Any Texan who has paid into the Social Security system and is currently receiving benefits should continue to receive them. This is non-negotiable. This was an obligation of the federal government to those who paid into the system and should, therefore, be met without question, hesitation, or reservation. This should be no problem for the federal government since it is possible for Social Security recipients to move to a foreign country and still collect their benefits. Additionally, those who have paid in should be able to preserve their accrued benefits for exactly the same reason.

To lessen the impact of a sudden change in the system, workers who are currently paying into that system should be given an option to continue paying into the United States Social Security system or opting out completely. It’s safe to assume that many Texans will opt out and invest in private retirement accounts, but some will want to continue paying into the federal system, especially those close to retirement age. Given the reports of how dire the situation is for the Social Security Trust Fund, the federal government will likely find it appealing to have some Texans still paying into the system.

Moving forward, Texans may find it beneficial to establish a voluntary retirement and pension system similar to the one that already exists for state employees and educators. An easier step would be to open enrollment for either or both of those systems to any citizen in Texas.

Where the future relationship between Texas and the United States is concerned, this is more important than it might seem on its face. Post-Texit, there will be businesses that have feet in both Texas and the United States. Those businesses will want to seamlessly transfer workers from one place to the other without potentially subjecting them to dual Social Security taxation, the situation that occurs when a worker from one country works in another country and is required to pay Social Security taxes to both countries on the same earnings.

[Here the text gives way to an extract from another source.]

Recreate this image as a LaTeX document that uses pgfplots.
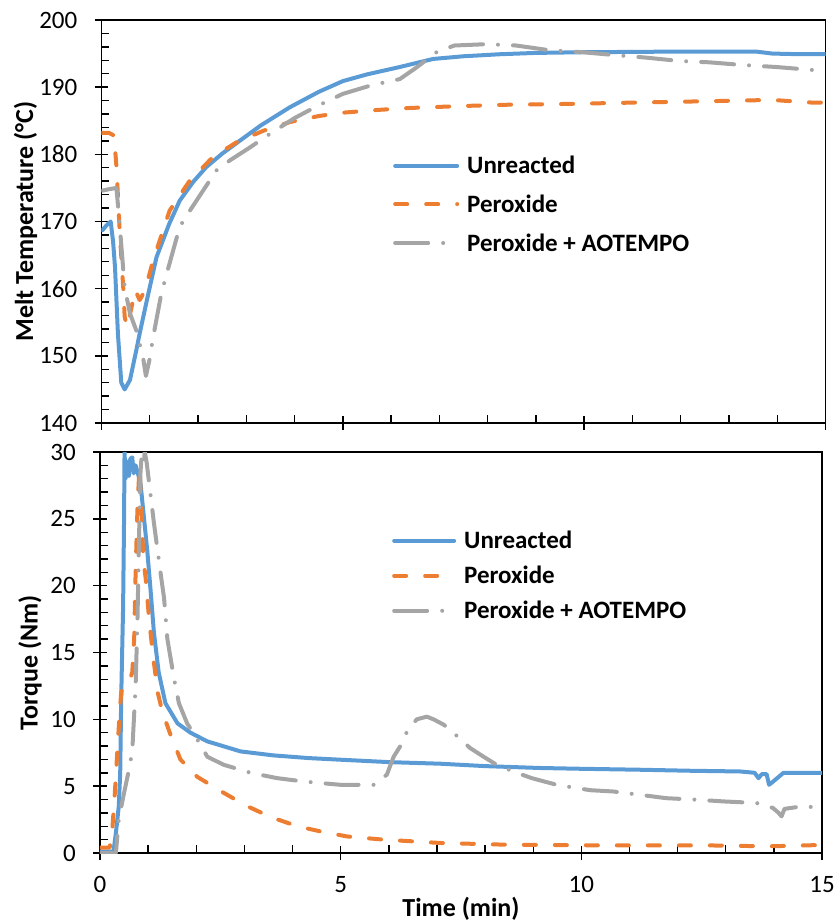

This is accomplished by the execution of what are known as international totalization agreements. Totalization agreements allow workers to combine the years they have worked in two different countries in order to be eligible for retirement benefits in one or both countries. The retirement benefits paid by each country are prorated based on the number of years worked there.

Totalization agreements are not alien to the United States. They currently have such agreements with Australia, Austria, Belgium, Canada, Chile, the Czech Republic, Denmark, Finland, France, Germany, Greece, Hungary, Ireland, Italy, Japan, Luxembourg, Netherlands, Norway, Poland, Portugal, the Slovak Republic, South Korea, Spain, Sweden, Switzerland, and the United Kingdom.

Steven Weiser, a tax lawyer with a practice focusing on international tax matters, explained how these totalization agreements work.

“For example, if an individual accumulates six years of coverage under the U.S. social security system and ten years of coverage in another country’s system that requires 15 years of coverage for full benefit eligibility, both countries will treat the individual as if a total of 16 years had been completed under each system. However, the U.S. benefit would be 5/16 of the benefit computed on the basis of earnings in both countries during the 15-year period (and 10/16 in the other country).”

Regardless of the final shape of any agreement on Social Security, it is important to mention that, if the United States fails to negotiate in good faith on this issue or if they fail to honor their obligations to hard-working Texans who have paid into their system, Texas will always take care of its most vulnerable citizens. The total amount of federal money that comes back to Texas annually for federal pension benefits is approximately $74 billion. This is far short of the $120-$160 billion annually that we overpay into the federal system that will now stay here in Texas. In short, if they choose the immoral route, we’ve got it covered.